Prompt »
With the pictures left out, copy the listing below exactly.
******
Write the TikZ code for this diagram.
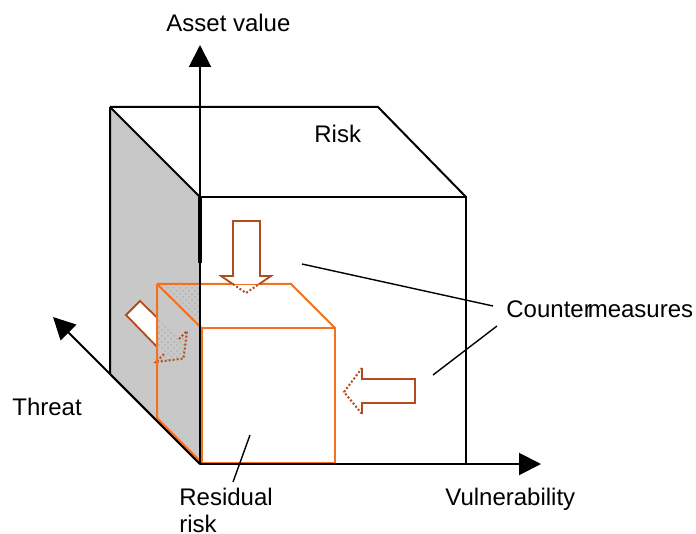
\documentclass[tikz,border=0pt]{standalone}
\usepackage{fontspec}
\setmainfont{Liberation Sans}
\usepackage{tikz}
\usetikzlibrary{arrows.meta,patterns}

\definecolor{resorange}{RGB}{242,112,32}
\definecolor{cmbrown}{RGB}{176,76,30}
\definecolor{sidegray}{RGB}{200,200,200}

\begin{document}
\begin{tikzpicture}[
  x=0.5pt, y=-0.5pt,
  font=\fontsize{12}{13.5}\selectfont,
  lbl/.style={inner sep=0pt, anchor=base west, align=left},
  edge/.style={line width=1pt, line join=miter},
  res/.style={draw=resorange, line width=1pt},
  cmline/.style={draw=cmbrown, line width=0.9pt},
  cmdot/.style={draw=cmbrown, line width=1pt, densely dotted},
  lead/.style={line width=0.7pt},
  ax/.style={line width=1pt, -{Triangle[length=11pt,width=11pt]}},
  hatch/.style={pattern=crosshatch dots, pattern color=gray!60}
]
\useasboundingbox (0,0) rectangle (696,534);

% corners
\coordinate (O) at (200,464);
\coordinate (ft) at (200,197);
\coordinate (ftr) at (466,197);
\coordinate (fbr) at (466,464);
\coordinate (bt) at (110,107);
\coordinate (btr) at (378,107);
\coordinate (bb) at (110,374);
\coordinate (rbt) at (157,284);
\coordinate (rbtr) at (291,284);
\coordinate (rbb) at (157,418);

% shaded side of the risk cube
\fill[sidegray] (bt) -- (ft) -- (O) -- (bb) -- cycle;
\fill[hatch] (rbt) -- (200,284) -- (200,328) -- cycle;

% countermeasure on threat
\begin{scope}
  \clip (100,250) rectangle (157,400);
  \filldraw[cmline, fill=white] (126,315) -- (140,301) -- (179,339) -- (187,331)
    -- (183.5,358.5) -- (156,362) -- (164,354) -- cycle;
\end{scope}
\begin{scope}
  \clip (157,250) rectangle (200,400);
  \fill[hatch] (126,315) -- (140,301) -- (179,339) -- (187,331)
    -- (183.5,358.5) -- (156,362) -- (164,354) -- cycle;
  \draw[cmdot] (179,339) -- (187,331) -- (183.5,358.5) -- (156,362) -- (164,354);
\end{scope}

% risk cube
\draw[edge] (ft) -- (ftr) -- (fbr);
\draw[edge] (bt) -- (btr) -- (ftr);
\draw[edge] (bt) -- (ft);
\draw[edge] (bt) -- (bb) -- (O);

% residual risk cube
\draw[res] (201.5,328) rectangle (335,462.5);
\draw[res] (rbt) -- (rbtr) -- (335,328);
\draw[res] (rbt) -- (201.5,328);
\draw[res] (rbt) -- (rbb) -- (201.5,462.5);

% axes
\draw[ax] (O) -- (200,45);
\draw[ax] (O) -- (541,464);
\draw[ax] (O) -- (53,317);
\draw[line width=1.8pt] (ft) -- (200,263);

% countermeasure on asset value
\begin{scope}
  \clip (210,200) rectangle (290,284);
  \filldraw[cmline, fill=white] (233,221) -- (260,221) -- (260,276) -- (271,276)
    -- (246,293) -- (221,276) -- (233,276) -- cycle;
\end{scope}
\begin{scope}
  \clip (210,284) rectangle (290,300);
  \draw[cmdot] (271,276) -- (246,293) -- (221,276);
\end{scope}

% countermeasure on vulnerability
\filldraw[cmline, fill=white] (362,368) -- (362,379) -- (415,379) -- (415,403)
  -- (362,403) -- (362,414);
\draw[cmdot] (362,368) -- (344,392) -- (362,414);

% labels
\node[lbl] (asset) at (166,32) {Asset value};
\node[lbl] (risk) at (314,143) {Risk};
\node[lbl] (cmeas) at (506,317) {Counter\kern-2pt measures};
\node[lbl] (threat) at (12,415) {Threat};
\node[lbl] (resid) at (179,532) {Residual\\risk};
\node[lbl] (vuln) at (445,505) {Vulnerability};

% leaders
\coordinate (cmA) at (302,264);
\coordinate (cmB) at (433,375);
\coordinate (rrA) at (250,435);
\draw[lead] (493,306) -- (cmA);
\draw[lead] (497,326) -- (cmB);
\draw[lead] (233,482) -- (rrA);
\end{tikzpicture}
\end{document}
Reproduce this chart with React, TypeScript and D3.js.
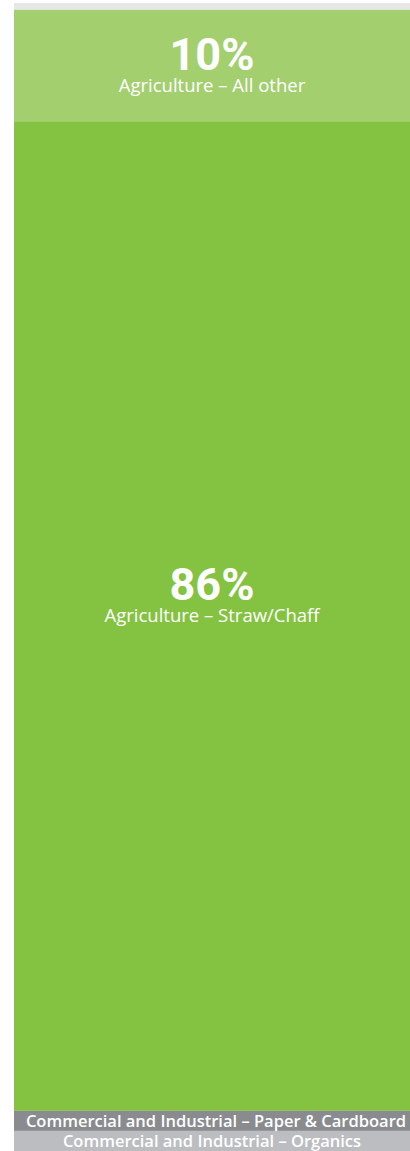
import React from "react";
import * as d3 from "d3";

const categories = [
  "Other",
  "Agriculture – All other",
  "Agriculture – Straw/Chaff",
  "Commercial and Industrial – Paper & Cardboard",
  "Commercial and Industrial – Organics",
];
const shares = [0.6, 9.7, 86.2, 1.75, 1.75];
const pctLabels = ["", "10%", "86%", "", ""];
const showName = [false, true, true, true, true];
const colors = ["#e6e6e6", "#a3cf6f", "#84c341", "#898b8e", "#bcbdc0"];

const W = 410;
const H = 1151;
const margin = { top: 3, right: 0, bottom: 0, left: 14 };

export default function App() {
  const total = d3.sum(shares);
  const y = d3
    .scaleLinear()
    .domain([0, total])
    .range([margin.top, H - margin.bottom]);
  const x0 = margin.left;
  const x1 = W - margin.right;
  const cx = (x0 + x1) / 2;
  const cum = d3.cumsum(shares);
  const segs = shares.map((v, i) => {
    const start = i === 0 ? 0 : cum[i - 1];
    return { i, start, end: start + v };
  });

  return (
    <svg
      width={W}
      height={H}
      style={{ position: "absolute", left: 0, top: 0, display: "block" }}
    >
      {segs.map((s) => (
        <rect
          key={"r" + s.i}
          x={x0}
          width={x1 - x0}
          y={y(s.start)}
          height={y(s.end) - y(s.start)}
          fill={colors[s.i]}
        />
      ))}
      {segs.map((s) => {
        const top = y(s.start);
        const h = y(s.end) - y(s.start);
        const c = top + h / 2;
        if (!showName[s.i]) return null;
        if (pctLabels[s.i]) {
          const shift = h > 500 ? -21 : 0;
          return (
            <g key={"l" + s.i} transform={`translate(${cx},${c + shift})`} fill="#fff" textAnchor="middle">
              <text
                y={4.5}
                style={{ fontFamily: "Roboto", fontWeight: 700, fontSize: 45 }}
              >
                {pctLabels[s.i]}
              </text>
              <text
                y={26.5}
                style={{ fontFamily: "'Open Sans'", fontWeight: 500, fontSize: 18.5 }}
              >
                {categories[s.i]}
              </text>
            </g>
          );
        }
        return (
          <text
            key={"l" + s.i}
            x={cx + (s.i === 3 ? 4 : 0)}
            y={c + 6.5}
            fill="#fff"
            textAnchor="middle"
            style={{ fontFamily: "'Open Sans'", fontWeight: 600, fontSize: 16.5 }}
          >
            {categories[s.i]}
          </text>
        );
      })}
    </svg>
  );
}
******
Full answer »
Write the TikZ code for this diagram.
\documentclass[tikz,border=0pt]{standalone}
\usepackage{fontspec}
\setmainfont{Liberation Sans}
\usepackage{tikz}
\usetikzlibrary{arrows.meta,patterns}

\definecolor{resorange}{RGB}{242,112,32}
\definecolor{cmbrown}{RGB}{176,76,30}
\definecolor{sidegray}{RGB}{200,200,200}

\begin{document}
\begin{tikzpicture}[
  x=0.5pt, y=-0.5pt,
  font=\fontsize{12}{13.5}\selectfont,
  lbl/.style={inner sep=0pt, anchor=base west, align=left},
  edge/.style={line width=1pt, line join=miter},
  res/.style={draw=resorange, line width=1pt},
  cmline/.style={draw=cmbrown, line width=0.9pt},
  cmdot/.style={draw=cmbrown, line width=1pt, densely dotted},
  lead/.style={line width=0.7pt},
  ax/.style={line width=1pt, -{Triangle[length=11pt,width=11pt]}},
  hatch/.style={pattern=crosshatch dots, pattern color=gray!60}
]
\useasboundingbox (0,0) rectangle (696,534);

% corners
\coordinate (O) at (200,464);
\coordinate (ft) at (200,197);
\coordinate (ftr) at (466,197);
\coordinate (fbr) at (466,464);
\coordinate (bt) at (110,107);
\coordinate (btr) at (378,107);
\coordinate (bb) at (110,374);
\coordinate (rbt) at (157,284);
\coordinate (rbtr) at (291,284);
\coordinate (rbb) at (157,418);

% shaded side of the risk cube
\fill[sidegray] (bt) -- (ft) -- (O) -- (bb) -- cycle;
\fill[hatch] (rbt) -- (200,284) -- (200,328) -- cycle;

% countermeasure on threat
\begin{scope}
  \clip (100,250) rectangle (157,400);
  \filldraw[cmline, fill=white] (126,315) -- (140,301) -- (179,339) -- (187,331)
    -- (183.5,358.5) -- (156,362) -- (164,354) -- cycle;
\end{scope}
\begin{scope}
  \clip (157,250) rectangle (200,400);
  \fill[hatch] (126,315) -- (140,301) -- (179,339) -- (187,331)
    -- (183.5,358.5) -- (156,362) -- (164,354) -- cycle;
  \draw[cmdot] (179,339) -- (187,331) -- (183.5,358.5) -- (156,362) -- (164,354);
\end{scope}

% risk cube
\draw[edge] (ft) -- (ftr) -- (fbr);
\draw[edge] (bt) -- (btr) -- (ftr);
\draw[edge] (bt) -- (ft);
\draw[edge] (bt) -- (bb) -- (O);

% residual risk cube
\draw[res] (201.5,328) rectangle (335,462.5);
\draw[res] (rbt) -- (rbtr) -- (335,328);
\draw[res] (rbt) -- (201.5,328);
\draw[res] (rbt) -- (rbb) -- (201.5,462.5);

% axes
\draw[ax] (O) -- (200,45);
\draw[ax] (O) -- (541,464);
\draw[ax] (O) -- (53,317);
\draw[line width=1.8pt] (ft) -- (200,263);

% countermeasure on asset value
\begin{scope}
  \clip (210,200) rectangle (290,284);
  \filldraw[cmline, fill=white] (233,221) -- (260,221) -- (260,276) -- (271,276)
    -- (246,293) -- (221,276) -- (233,276) -- cycle;
\end{scope}
\begin{scope}
  \clip (210,284) rectangle (290,300);
  \draw[cmdot] (271,276) -- (246,293) -- (221,276);
\end{scope}

% countermeasure on vulnerability
\filldraw[cmline, fill=white] (362,368) -- (362,379) -- (415,379) -- (415,403)
  -- (362,403) -- (362,414);
\draw[cmdot] (362,368) -- (344,392) -- (362,414);

% labels
\node[lbl] (asset) at (166,32) {Asset value};
\node[lbl] (risk) at (314,143) {Risk};
\node[lbl] (cmeas) at (506,317) {Counter\kern-2pt measures};
\node[lbl] (threat) at (12,415) {Threat};
\node[lbl] (resid) at (179,532) {Residual\\risk};
\node[lbl] (vuln) at (445,505) {Vulnerability};

% leaders
\coordinate (cmA) at (302,264);
\coordinate (cmB) at (433,375);
\coordinate (rrA) at (250,435);
\draw[lead] (493,306) -- (cmA);
\draw[lead] (497,326) -- (cmB);
\draw[lead] (233,482) -- (rrA);
\end{tikzpicture}
\end{document}
Reproduce this chart with React, TypeScript and D3.js.
import React from "react";
import * as d3 from "d3";

const categories = [
  "Other",
  "Agriculture – All other",
  "Agriculture – Straw/Chaff",
  "Commercial and Industrial – Paper & Cardboard",
  "Commercial and Industrial – Organics",
];
const shares = [0.6, 9.7, 86.2, 1.75, 1.75];
const pctLabels = ["", "10%", "86%", "", ""];
const showName = [false, true, true, true, true];
const colors = ["#e6e6e6", "#a3cf6f", "#84c341", "#898b8e", "#bcbdc0"];

const W = 410;
const H = 1151;
const margin = { top: 3, right: 0, bottom: 0, left: 14 };

export default function App() {
  const total = d3.sum(shares);
  const y = d3
    .scaleLinear()
    .domain([0, total])
    .range([margin.top, H - margin.bottom]);
  const x0 = margin.left;
  const x1 = W - margin.right;
  const cx = (x0 + x1) / 2;
  const cum = d3.cumsum(shares);
  const segs = shares.map((v, i) => {
    const start = i === 0 ? 0 : cum[i - 1];
    return { i, start, end: start + v };
  });

  return (
    <svg
      width={W}
      height={H}
      style={{ position: "absolute", left: 0, top: 0, display: "block" }}
    >
      {segs.map((s) => (
        <rect
          key={"r" + s.i}
          x={x0}
          width={x1 - x0}
          y={y(s.start)}
          height={y(s.end) - y(s.start)}
          fill={colors[s.i]}
        />
      ))}
      {segs.map((s) => {
        const top = y(s.start);
        const h = y(s.end) - y(s.start);
        const c = top + h / 2;
        if (!showName[s.i]) return null;
        if (pctLabels[s.i]) {
          const shift = h > 500 ? -21 : 0;
          return (
            <g key={"l" + s.i} transform={`translate(${cx},${c + shift})`} fill="#fff" textAnchor="middle">
              <text
                y={4.5}
                style={{ fontFamily: "Roboto", fontWeight: 700, fontSize: 45 }}
              >
                {pctLabels[s.i]}
              </text>
              <text
                y={26.5}
                style={{ fontFamily: "'Open Sans'", fontWeight: 500, fontSize: 18.5 }}
              >
                {categories[s.i]}
              </text>
            </g>
          );
        }
        return (
          <text
            key={"l" + s.i}
            x={cx + (s.i === 3 ? 4 : 0)}
            y={c + 6.5}
            fill="#fff"
            textAnchor="middle"
            style={{ fontFamily: "'Open Sans'", fontWeight: 600, fontSize: 16.5 }}
          >
            {categories[s.i]}
          </text>
        );
      })}
    </svg>
  );
}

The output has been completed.